Ken Gewertz, teacher, editor, and longtime staff writer for the Harvard University Gazette, died of cancer on Sept. 7 at his home in Watertown, Mass. He was 63. Gewertz gave 22 years of service to the University. As a reporter for the Gazette, he covered almost every aspect of life at Harvard, concentrating on the arts and the humanities. Graceful prose and quiet erudition distinguished his work. Gentleness and kindness distinguished his life.
Said Thomas Lee at Harvard’s Office for the Arts, “Ken Gewertz was a gently inquisitive man whose modesty and quiet demeanor belied his wealth of knowledge, his breadth of appreciation for the arts and other subjects, and his elegant way with prose. No matter the subject, he always approached his writing assignments with a deep sense of Harvard’s mission to connect us to each other through the power of knowledge and creative thinking. Ken’s legacy will be the 20-plus years of chronicling many of those extraordinary connections, and acknowledging the people who made them possible.”
Kenneth Lee Gewertz was born Feb. 11, 1945, in the Bronx, New York, and spent most of his childhood in Floral Park, Queens. His father was an industrial chemist, his mother a homemaker. From a young age, Gewertz knew he wanted to be a writer: He read voraciously and as early as high school, he was sending off stories and poems to journals. Some of his early — and later — poems described fishing trips with a beloved grandfather as well as teenaged forays to places like Coney Island and Rockaway Beach.

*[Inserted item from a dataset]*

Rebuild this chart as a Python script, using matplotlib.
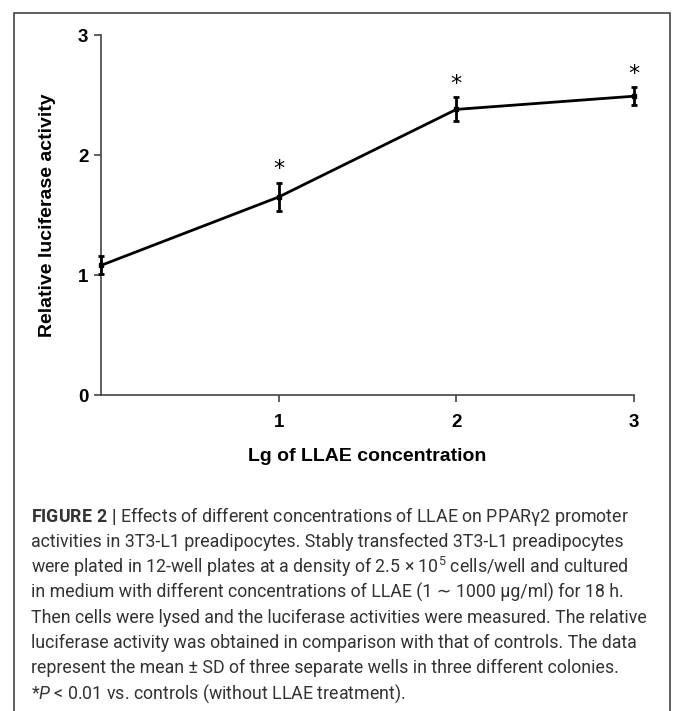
import matplotlib
matplotlib.use("Agg")
import matplotlib.pyplot as plt
from matplotlib.patches import Rectangle

# data
lg_conc = [0, 1, 2, 3]
activity = [1.08, 1.65, 2.38, 2.49]
sd = [0.075, 0.12, 0.10, 0.075]
significant = [False, True, True, True]

x_ticks = [1, 2, 3]
y_ticks = [0, 1, 2, 3]

caption_lines = [
    r"$\mathbf{FIGURE\ 2\ |}$ Effects of different concentrations of LLAE on PPARγ2 promoter",
    "activities in 3T3-L1 preadipocytes. Stably transfected 3T3-L1 preadipocytes",
    r"were plated in 12-well plates at a density of 2.5 $\times$ 10$^{5}$ cells/well and cultured",
    "in medium with different concentrations of LLAE (1 ∼ 1000 μg/ml) for 18 h.",
    "Then cells were lysed and the luciferase activities were measured. The relative",
    "luciferase activity was obtained in comparison with that of controls. The data",
    "represent the mean ± SD of three separate wells in three different colonies.",
    r"*$\mathit{P}$ < 0.01 vs. controls (without LLAE treatment).",
]

plt.rcParams["font.family"] = ["Liberation Sans", "DejaVu Sans"]
plt.rcParams["mathtext.fontset"] = "custom"
plt.rcParams["mathtext.rm"] = "Roboto"
plt.rcParams["mathtext.it"] = "Roboto:italic"
plt.rcParams["mathtext.bf"] = "Roboto:bold"

fig = plt.figure(figsize=(6.73, 7.11), dpi=100)

# outer frame around the figure panel
fig.patches.append(Rectangle((14 / 673, -0.05), 656 / 673, 1.05 - 13 / 711,
                             transform=fig.transFigure, fill=False,
                             edgecolor="#444444", linewidth=1.2))

ax = fig.add_axes([101 / 673, 1 - 395 / 711, 533 / 673, 360 / 711])
ax.errorbar(lg_conc, activity, yerr=sd, color="black", linewidth=2,
            marker="s", markersize=3.5, elinewidth=2, capsize=2.5,
            capthick=2, clip_on=False, zorder=3)

for x, y, e, s in zip(lg_conc, activity, sd, significant):
    if s:
        ax.text(x, y + e + 0.11, "*", ha="center", va="center",
                fontsize=16, family="DejaVu Sans")

ax.set_xlim(0, 3)
ax.set_ylim(0, 3)
ax.set_xticks(x_ticks)
ax.set_yticks(y_ticks)
ax.set_xticklabels([str(t) for t in x_ticks], fontsize=13.5, fontweight="bold")
ax.set_yticklabels([str(t) for t in y_ticks], fontsize=13.5, fontweight="bold")
ax.tick_params(axis="both", length=5, width=1.2, color="#444444", pad=4)
ax.tick_params(axis="x", pad=9)
for side in ["top", "right"]:
    ax.spines[side].set_visible(False)
for side in ["left", "bottom"]:
    ax.spines[side].set_color("#444444")
    ax.spines[side].set_linewidth(1.2)

ax.set_xlabel("Lg of LLAE concentration", fontsize=14, fontweight="bold",
              labelpad=12)
ax.set_ylabel("Relative luciferase activity", fontsize=14, fontweight="bold",
              labelpad=16)

# caption
for i, line in enumerate(caption_lines):
    fig.text(31 / 673, 1 - (517 + i * 25.2) / 711, line, ha="left", va="center",
             fontsize=12.8, family=["Roboto", "DejaVu Sans"], color="#333333")

fig.savefig("out.png", dpi=100)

Gewertz graduated from Queens College in 1966, majoring in English. From there, he studied English in a Ph.D. program at Princeton University. His daughter Alexis was born in 1969. He left Princeton “ABD” in 1970. His first teaching job was at the University of Hawaii, where he stayed for a couple of semesters.
The following year, Gewertz returned to New York City where he worked for several academic publishers as an editor and ghostwriter.
Gewertz then moved to western Massachusetts where he wrote textbooks at Western New England College, and at Merriam-Webster Dictionary in the Connecticut River Valley. It was at Merriam-Webster that he met Sheila Murray; they married in 1983.
During this period, Gewertz continued to write fiction and poetry, publishing his work in the Paris Review, Ploughshares, the Carleton Miscellany, and other journals, magazines, and newspapers.
In 1982, Gewertz received the prestigious O. Henry Award for the short story “I Thought of Chatterton, The Marvelous Boy,” which had been published the year before in the Massachusetts Review.
After a two-year stint as editor of Washington University in St. Louis Magazine from 1983 to 1985, Gewertz and his family came back East for good, where he worked briefly as an editor at Northeastern University before joining the staff of the Harvard University Gazette in 1986.
At the Gazette, Gewertz turned his deep learning and practiced prose to touting the accomplishments of the Harvard academic community, producing profiles and news stories on philosophers, artists, musicians, scientists, economists, historians, and more. His work was succinct yet comprehensive; his understanding was profound but his writing was always accessible and engaging. Tall, gentle, wryly witty, Gewertz possessed an-almost-Old World elegance that coexisted comfortably with an egalitarian sensibility that friends, colleagues, and strangers alike were drawn to.
William Cromie, former science writer for the Gazette and longtime colleague of Gewertz, recalled, “I was never so choked with a deadline that I wasn’t glad to see Ken. And he seemed to feel the same way when I’d walk unannounced into his book-cluttered office. We let our intellects run around together. Our talks were never very personal or at all spiritual, but they contained elements of both. They blew fresh air into my brain. It was always easier to find better ‘ledes’ and sentences after a visit with Ken.”
Terry Murphy, managing editor of the Gazette, said, “As a journalist, Ken had the unique ability to approach a complex, deeply intellectual topic and produce a story that could seamlessly engage Harvard academia while entertaining and educating a wider audience. It must be said,” she added, “that deadlines were never Ken’s friend (and patience was never my virtue). Just before my final threat, a story would appear that often left me praising him. ‘Worth the wait,’ I’d hear myself saying.”
A music (particularly jazz) lover, enthusiastic walker of his two standard poodles, and frequent traveler, Gewertz was also a loving husband and father. In 1997, he suffered a grievous loss when his daughter Alexis was killed in a traffic accident.
In the final difficult years of his life, Gewertz remained a considerate and dedicated colleague, stoical in his suffering and devoted to his friends and co-workers, and to his beloved wife Sheila.
Gewertz is survived by his wife and his brother, Daniel Gewertz.
A memorial service will be held at the Memorial Church at Harvard University on Oct. 24 at 3 p.m.